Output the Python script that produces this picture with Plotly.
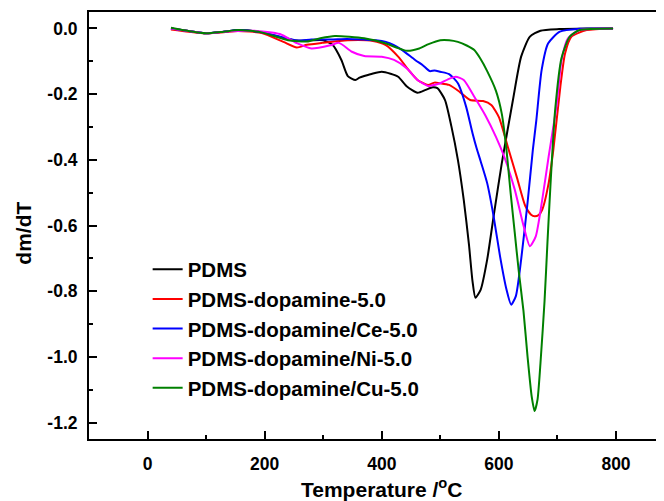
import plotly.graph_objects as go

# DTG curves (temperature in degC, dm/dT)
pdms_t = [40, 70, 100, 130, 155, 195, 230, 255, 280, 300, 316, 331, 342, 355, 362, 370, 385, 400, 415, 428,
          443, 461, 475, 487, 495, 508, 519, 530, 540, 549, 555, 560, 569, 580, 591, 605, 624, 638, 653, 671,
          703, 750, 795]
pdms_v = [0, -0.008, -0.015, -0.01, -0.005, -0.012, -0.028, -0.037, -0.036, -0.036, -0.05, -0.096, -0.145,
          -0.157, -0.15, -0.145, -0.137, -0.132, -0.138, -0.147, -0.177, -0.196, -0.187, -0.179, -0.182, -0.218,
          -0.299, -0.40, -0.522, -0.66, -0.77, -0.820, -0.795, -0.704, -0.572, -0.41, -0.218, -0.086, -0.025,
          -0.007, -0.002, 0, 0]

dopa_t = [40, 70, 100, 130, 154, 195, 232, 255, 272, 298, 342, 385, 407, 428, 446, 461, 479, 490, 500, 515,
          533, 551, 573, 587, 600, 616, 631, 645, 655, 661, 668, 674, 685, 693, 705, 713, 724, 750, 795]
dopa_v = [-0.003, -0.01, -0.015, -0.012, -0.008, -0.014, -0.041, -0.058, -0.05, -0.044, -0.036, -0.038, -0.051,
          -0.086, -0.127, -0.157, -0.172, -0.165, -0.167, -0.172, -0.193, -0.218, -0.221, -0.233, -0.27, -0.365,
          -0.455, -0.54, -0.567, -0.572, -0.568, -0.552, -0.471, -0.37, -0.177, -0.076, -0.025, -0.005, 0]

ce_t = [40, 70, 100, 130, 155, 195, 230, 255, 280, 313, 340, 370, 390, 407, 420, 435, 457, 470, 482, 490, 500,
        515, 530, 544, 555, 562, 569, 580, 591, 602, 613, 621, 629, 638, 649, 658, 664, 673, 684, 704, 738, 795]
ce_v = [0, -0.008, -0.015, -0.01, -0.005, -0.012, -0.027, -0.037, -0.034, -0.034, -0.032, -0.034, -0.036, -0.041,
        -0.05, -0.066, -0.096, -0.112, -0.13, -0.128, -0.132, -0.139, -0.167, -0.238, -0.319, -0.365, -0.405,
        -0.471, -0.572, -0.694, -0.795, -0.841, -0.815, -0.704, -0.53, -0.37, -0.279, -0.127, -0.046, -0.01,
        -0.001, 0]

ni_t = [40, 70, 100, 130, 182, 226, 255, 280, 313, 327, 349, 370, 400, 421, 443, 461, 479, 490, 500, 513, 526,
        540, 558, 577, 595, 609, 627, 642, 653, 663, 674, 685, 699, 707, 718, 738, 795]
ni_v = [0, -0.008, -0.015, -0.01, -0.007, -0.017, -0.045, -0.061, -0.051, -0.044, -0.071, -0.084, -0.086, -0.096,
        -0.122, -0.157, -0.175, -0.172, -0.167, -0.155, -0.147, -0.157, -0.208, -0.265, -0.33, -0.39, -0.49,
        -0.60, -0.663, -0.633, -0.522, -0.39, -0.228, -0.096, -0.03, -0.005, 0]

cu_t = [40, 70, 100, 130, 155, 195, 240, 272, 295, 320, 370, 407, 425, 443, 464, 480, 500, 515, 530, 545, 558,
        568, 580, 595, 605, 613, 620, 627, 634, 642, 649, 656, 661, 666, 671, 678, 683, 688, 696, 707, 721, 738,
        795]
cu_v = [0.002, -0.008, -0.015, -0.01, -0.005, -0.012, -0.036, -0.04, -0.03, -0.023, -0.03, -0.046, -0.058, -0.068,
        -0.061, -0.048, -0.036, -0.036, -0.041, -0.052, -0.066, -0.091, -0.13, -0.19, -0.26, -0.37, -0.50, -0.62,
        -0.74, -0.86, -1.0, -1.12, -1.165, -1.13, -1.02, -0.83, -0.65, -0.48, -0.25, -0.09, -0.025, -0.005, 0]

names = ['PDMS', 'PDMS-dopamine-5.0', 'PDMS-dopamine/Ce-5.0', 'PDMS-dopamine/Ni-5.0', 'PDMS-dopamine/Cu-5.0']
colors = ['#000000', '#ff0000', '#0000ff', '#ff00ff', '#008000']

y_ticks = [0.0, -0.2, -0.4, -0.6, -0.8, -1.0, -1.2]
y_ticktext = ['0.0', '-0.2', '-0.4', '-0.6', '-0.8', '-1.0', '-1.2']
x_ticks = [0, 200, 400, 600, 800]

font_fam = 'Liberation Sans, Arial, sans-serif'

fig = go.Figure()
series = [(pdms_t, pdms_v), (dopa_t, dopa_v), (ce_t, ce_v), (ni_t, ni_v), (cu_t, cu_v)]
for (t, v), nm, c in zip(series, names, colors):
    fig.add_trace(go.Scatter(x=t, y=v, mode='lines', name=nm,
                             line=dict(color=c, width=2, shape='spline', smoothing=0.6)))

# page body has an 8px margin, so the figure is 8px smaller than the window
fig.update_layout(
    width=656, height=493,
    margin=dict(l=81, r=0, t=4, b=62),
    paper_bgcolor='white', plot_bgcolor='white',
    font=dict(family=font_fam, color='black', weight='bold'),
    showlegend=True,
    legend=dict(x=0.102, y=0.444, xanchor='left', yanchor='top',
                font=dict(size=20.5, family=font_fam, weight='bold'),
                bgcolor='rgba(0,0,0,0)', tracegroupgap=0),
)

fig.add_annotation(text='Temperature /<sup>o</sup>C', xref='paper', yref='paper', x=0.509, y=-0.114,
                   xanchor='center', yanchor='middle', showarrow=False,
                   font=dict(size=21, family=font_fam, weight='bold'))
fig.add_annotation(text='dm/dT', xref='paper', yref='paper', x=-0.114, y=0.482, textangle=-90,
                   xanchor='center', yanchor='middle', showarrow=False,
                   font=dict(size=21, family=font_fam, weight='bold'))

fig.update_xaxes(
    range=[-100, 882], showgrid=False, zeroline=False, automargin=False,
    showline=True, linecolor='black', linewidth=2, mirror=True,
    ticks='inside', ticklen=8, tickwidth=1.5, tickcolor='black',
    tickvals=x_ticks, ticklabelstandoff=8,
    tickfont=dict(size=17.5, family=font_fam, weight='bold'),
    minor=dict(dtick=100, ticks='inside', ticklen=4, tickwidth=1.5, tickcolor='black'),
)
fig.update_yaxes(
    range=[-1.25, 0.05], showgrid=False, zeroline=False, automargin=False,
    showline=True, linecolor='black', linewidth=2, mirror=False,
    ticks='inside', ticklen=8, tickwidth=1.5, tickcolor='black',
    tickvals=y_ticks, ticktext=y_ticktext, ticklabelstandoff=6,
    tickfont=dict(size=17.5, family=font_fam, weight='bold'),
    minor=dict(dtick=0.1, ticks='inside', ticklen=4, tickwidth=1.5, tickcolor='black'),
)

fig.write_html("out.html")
———
_TASK DETAILS_. Pictures stay out. Repeat only the lines from the beginning of the data through the line that has "import plotly.graph_objects as go".

_COMPLETED EXERCISE_.
Output the Python script that produces this picture with Plotly.
import plotly.graph_objects as go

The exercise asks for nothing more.